Con frecuencia, la política tiene puntos de coincidencia con el juego de las siete y media. Hay que conseguir acercarse lo más posible a esa cifra, pero si se pasa uno, se queda fuera.
El gobierno de Rajoy aprovecha estas semanas previas a las elecciones para presentar una batería de iniciativas de contenido social y económico que llevaba tiempo anunciando sotto voce con el latiguillo de que se pondrían en marcha cuando la ocasión fuera propicia; lo que significaba que tenían que esperar a que pudieran disponer de los fondos necesarios para hacerlo después de cuatro años de crujir a los españoles con recortes y subidas de impuestos. Ahora, cuando finalmente Montoro ha dado luz verde, se da un respiro a los funcionarios, se dedican partidas especiales para los parados de larga duración, se anuncia el incremento de becas, bajarán ciertos impuestos y los altos cargos se olvidarán de los viajes en bussiness, entre otras medidas. Y entonces, la oposición, en un grito unánime, acusan a Rajoy y al gobierno de electoralismo. Si Rajoy se hubiera quedado de brazos cruzados, entonces las críticas serían por su falta de sensibilidad ante los problemas de los españoles.
No es la primera vez que ocurre, esa película ya la han visto los españoles con gobiernos anteriores. Si no se llega, mal; si se considera que se ha pasado el límite, entonces le espera a uno una oposición que amenaza con los males del infierno.

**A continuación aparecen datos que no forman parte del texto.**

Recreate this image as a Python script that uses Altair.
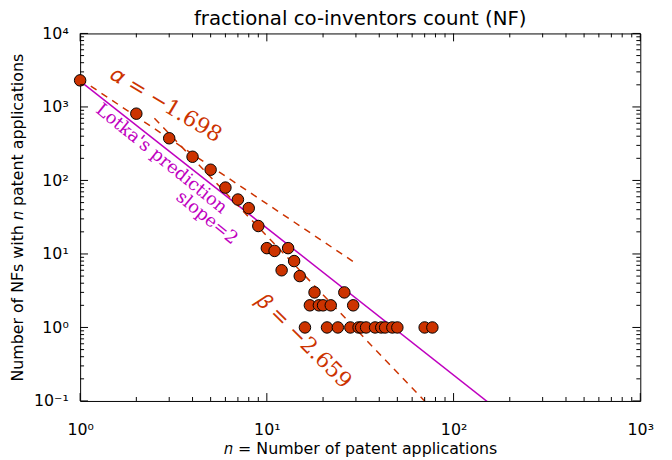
import altair as alt
import pandas as pd
import numpy as np

# ---- data ----
n_values = [1, 2, 3, 4, 5, 6, 7, 8, 9, 10, 11, 12, 13, 14, 15, 16, 17, 18, 19, 20,
            21, 22, 24, 26, 28, 29, 31, 32, 34, 38, 41, 43, 47, 50, 70, 77]
nf_counts = [2300, 810, 375, 210, 140, 80, 55, 42, 24, 12, 11, 6, 12, 8, 5, 1, 2, 3, 2, 2,
             1, 2, 1, 3, 1, 2, 1, 1, 1, 1, 1, 1, 1, 1, 1, 1]

# fitted / reference lines: (n range, prefactor, exponent)
lotka_n = [1, 200]
lotka_c, lotka_exp = 2250, -2.0
alpha_n = [1, 29.6]
alpha_c, alpha_exp = 2400, -1.698
beta_n = [2.5, 100]
beta_c, beta_exp = 8020, -2.659

x_major = [1, 10, 100, 1000]
y_major = [0.1, 1, 10, 100, 1000, 10000]
x_minor = [m * d for d in [1, 10, 100] for m in range(2, 10)]
y_minor = [m * d for d in [0.1, 1, 10, 100, 1000] for m in range(2, 10)]

title_text = ["fractional co-inventors count (NF)"]

# annotation anchors (data units) and texts
ann_text = ["𝛼 = −1.698", "Lotka's prediction", "slope=2", "𝛽 = −2.659"]
ann_n = [2.89, 2.72, 4.76, 15.8]
ann_y = [1077, 196, 30.7, 0.66]
ann_angle = [31, 39, 39, 45]
ann_color = ["#cc3300", "#bf00bf", "#bf00bf", "#cc3300"]
ann_size = [22, 18, 18, 22]

W, H = 567, 372
RED = "#cc3300"
MAG = "#bf00bf"

pts = pd.DataFrame({"n": n_values, "c": nf_counts})


def line_df(ns, c, e):
    return pd.DataFrame({"n": ns, "c": [c * v ** e for v in ns]})


xs = alt.Scale(type="log", domain=[1, 1000], nice=False)
ys = alt.Scale(type="log", domain=[0.1, 10000], nice=False)

sup = "['⁻¹','⁰','¹','²','³','⁴'][round(log(datum.value)/LN10)+1]"
x_axis = alt.Axis(values=x_major, labelExpr="'10' + " + sup, ticks=False, domain=False,
                  grid=False, labelFlush=False, labelPadding=21, titlePadding=3,
                  title="𝑛 = Number of patent applications")
y_axis = alt.Axis(values=y_major, labelExpr="'10' + " + sup, ticks=False, domain=False,
                  grid=False, labelFlush=False, labelPadding=12, titlePadding=8,
                  title="Number of NFs with 𝑛 patent applications")

X = alt.X("n:Q", scale=xs, axis=x_axis)
Y = alt.Y("c:Q", scale=ys, axis=y_axis)

lotka = alt.Chart(line_df(lotka_n, lotka_c, lotka_exp)).mark_line(
    color=MAG, strokeWidth=1.5, clip=True).encode(x=X, y=Y)
alpha = alt.Chart(line_df(alpha_n, alpha_c, alpha_exp)).mark_line(
    color=RED, strokeWidth=1.5, strokeDash=[7, 6], clip=True).encode(x=X, y=Y)
beta = alt.Chart(line_df(beta_n, beta_c, beta_exp)).mark_line(
    color=RED, strokeWidth=1.5, strokeDash=[7, 6], clip=True).encode(x=X, y=Y)

points = alt.Chart(pts).mark_circle(
    size=135, color=RED, opacity=1, stroke="black", strokeWidth=1).encode(x=X, y=Y)

ann = pd.DataFrame({"t": ann_text, "n": ann_n, "c": ann_y})
texts = []
for i in range(len(ann_text)):
    texts.append(alt.Chart(ann.iloc[[i]]).mark_text(
        font="DejaVu Serif", fontSize=ann_size[i], angle=ann_angle[i],
        color=ann_color[i], align="center", baseline="middle").encode(
        x=X, y=Y, text="t:N"))

title_layer = alt.Chart(pd.DataFrame({"t": title_text})).mark_text(
    font="DejaVu Sans", fontSize=20, color="black", align="center",
    baseline="alphabetic").encode(x=alt.value(W / 2), y=alt.value(-8.5), text="t:N")


def xticks(vals, length):
    df = pd.DataFrame({"n": vals})
    b = alt.Chart(df).mark_rule(color="black", strokeWidth=1).encode(
        x=X, y=alt.value(H), y2=alt.value(H - length))
    t = alt.Chart(df).mark_rule(color="black", strokeWidth=1).encode(
        x=X, y=alt.value(0), y2=alt.value(length))
    return [b, t]


def yticks(vals, length):
    df = pd.DataFrame({"c": vals})
    l = alt.Chart(df).mark_rule(color="black", strokeWidth=1).encode(
        y=Y, x=alt.value(0), x2=alt.value(length))
    r = alt.Chart(df).mark_rule(color="black", strokeWidth=1).encode(
        y=Y, x=alt.value(W), x2=alt.value(W - length))
    return [l, r]


tick_layers = xticks(x_major, 8) + xticks(x_minor, 4) + yticks(y_major, 8) + yticks(y_minor, 4)

chart = alt.layer(lotka, alpha, beta, points, *texts, title_layer, *tick_layers).properties(
    width=W, height=H,
    autosize=alt.AutoSizeParams(type="none"),
    padding={"left": 73, "top": 23, "right": 24, "bottom": 57},
).configure_view(stroke="black", strokeWidth=1).configure_axis(
    labelFont="DejaVu Sans", labelFontSize=16, labelColor="black",
    titleFont="DejaVu Sans", titleFontSize=16, titleFontWeight="normal", titleColor="black",
)

chart.save("out.html", embed_options={"renderer": "svg", "actions": False})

Uno de los aspectos que abundan en el descrédito de la clase político era precisamente la idea de que trabajan lo justo
Es complicado para un partido de derechas, o de centro derecha, tomar determinadas decisiones. Cualquier iniciativa de tipo social que venga de la izquierda se recibe con aplausos, pero si es la derecha la que la propone, le llega de inmediato la acusación de hacer demagogia. Injusto, pero real como la vida misma. No se analiza a todo el mundo por igual, y menos aun cuando se presenta como partido “emergente”. A Ciudadanos, por ejemplo, se le perdona todo, como aquella idea de proponer que las prostitutas puedan darse de alta como autónomas, lo que demuestra que saben poco o nada de cómo funcionan las mafias de la prostitución y hasta qué punto están amenazadas la mayoría de las mujeres obligadas a ejercerla. Ahora quieren la eliminación del Tribunal Constitucional por su politización. ¿Tan difícil es entender que lo que hay que hacer es buscar la fórmula para impedir esa politización, en lugar de prescindir de un órgano jurisdiccional tan relevante?
Poco han durado las vacaciones para los políticos. Ha quedado muy atrás en el tiempo aquellos años en los que se cerraba el Congreso de los Diputados a mediados de junio y se abría bien entrado septiembre. Ahora, dos o tres semanas de semiparón, y punto. Está bien, uno de los aspectos que abundan en el descrédito de la clase político era precisamente la idea de que trabajan lo justo. Es cierto que algunos no dan palo al agua, pero hay más afán de servicio del que se piensa, aunque los que se dejan la piel en el tajo no son noticia. Pedro Sánchez ha estado por Andalucía, pero con la gente de Susana Díaz apenas se ha visto.
La presidenta está de baja maternal, pero el secretario general del PSOE no ha hecho muchos esfuerzos por reunirse con gente de su equipo. El entorno de Sánchez se empeña en decir que todo va bien, pero la falta de sintonía actual entre Sánchez y Díaz ha sido comentario habitual en las charlas veraniegas de dirigentes socialistas andaluces. Donde comentaban también los problemas del socialismo madrileño, por cierto.
Aunque si de divorcios se trata, nada como el que se advierte en la famosa lista unitaria independentista catalana. La unidad brilla por su ausencia, y el espectáculo de escuchar las declaraciones de unos y otros respecto a quién será presidente de la Generalitat roza el esperpento. Parecen más interesados en ver quién se impone a quién que en presentar un programa de futuro sólido y creíble para una hipotética Cataluña independiente. En cuanto al balance de gobierno de Artur Mas, ni mencionarlo. Más les vale.